# Required work
Do not repeat pictures. Repeat exactly the lines of the listing below from its first line through the line with "Chart.register(...registerables);".

# Data block
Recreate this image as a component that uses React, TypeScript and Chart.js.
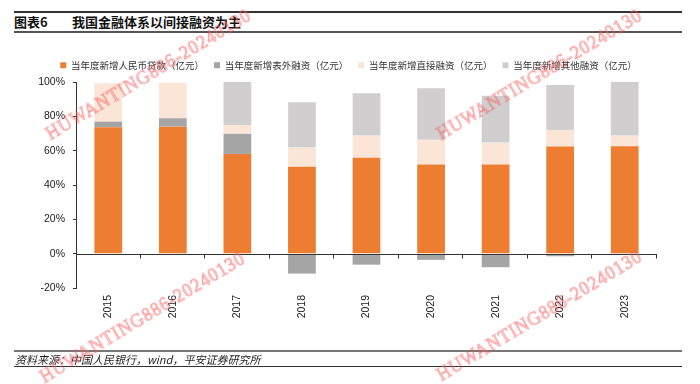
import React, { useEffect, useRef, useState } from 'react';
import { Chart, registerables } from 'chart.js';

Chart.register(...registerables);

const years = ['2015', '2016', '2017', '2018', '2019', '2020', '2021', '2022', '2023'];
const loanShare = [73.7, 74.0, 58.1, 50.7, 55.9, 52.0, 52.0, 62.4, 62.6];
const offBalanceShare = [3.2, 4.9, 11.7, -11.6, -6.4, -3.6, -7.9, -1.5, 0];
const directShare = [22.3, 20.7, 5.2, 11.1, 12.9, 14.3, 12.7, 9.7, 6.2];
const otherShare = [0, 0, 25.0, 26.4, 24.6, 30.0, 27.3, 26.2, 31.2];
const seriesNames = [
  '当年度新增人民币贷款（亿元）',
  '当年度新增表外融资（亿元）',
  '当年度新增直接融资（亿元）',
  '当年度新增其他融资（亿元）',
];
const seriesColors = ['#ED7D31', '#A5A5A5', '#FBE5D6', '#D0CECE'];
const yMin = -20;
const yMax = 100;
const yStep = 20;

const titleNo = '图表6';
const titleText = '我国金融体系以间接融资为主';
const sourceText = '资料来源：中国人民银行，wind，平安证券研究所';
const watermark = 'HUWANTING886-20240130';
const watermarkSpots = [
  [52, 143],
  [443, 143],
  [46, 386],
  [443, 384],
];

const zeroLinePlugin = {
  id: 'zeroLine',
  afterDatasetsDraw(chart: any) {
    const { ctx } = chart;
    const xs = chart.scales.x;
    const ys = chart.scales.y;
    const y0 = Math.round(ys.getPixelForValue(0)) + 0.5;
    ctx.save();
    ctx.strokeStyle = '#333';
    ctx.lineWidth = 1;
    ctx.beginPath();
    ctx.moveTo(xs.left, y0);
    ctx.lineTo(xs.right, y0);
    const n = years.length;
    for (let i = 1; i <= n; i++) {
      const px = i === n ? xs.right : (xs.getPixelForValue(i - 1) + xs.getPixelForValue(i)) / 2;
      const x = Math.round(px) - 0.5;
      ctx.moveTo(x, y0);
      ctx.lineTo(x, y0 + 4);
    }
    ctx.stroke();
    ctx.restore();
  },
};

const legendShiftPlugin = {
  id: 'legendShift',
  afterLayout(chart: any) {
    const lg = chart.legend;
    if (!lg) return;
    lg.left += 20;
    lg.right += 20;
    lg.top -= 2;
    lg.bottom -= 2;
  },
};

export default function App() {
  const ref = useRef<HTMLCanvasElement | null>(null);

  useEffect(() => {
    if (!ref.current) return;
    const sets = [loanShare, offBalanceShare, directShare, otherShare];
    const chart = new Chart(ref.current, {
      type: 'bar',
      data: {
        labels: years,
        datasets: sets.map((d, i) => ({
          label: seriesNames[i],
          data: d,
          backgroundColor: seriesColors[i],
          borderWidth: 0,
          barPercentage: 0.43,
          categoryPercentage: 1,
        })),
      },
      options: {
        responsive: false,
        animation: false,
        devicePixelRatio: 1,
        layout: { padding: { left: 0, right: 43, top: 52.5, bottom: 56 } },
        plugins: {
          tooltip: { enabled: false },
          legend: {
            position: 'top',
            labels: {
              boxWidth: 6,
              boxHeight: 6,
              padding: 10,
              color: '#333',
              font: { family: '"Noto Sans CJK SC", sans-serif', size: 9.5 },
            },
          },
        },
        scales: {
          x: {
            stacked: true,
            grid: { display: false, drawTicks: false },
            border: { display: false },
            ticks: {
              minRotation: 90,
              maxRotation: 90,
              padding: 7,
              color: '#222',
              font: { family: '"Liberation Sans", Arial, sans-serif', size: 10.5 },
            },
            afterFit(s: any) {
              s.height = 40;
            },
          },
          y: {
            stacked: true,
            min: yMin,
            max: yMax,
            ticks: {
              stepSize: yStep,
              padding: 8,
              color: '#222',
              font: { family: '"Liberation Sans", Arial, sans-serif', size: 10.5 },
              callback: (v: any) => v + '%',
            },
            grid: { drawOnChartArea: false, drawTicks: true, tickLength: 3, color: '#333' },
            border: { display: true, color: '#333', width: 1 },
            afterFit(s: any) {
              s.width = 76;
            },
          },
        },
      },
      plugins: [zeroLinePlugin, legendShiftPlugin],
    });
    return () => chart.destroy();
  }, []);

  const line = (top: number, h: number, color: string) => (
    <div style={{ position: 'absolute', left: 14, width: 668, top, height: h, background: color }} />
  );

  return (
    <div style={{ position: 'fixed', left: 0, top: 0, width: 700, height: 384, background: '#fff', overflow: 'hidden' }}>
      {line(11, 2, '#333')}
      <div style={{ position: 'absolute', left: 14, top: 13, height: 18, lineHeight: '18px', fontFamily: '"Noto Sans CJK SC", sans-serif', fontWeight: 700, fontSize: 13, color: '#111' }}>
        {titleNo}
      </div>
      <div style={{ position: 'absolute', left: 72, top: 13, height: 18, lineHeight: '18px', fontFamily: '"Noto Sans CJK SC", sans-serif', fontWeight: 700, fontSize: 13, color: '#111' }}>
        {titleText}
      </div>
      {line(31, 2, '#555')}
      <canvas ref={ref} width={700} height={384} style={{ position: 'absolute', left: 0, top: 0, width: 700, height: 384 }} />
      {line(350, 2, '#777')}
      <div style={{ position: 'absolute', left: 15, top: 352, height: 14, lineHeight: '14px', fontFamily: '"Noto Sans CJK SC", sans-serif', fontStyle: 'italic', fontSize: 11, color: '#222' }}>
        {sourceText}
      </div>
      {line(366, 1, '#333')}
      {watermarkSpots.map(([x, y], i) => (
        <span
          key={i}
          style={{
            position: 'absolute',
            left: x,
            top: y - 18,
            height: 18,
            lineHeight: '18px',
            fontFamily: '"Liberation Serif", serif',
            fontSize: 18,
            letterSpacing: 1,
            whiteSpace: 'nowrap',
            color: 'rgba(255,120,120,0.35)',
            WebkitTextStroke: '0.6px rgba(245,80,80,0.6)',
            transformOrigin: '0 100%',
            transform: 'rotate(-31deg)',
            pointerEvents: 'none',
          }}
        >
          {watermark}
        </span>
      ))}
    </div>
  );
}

# Answer in full
Recreate this image as a component that uses React, TypeScript and Chart.js.
import React, { useEffect, useRef, useState } from 'react';
import { Chart, registerables } from 'chart.js';

Chart.register(...registerables);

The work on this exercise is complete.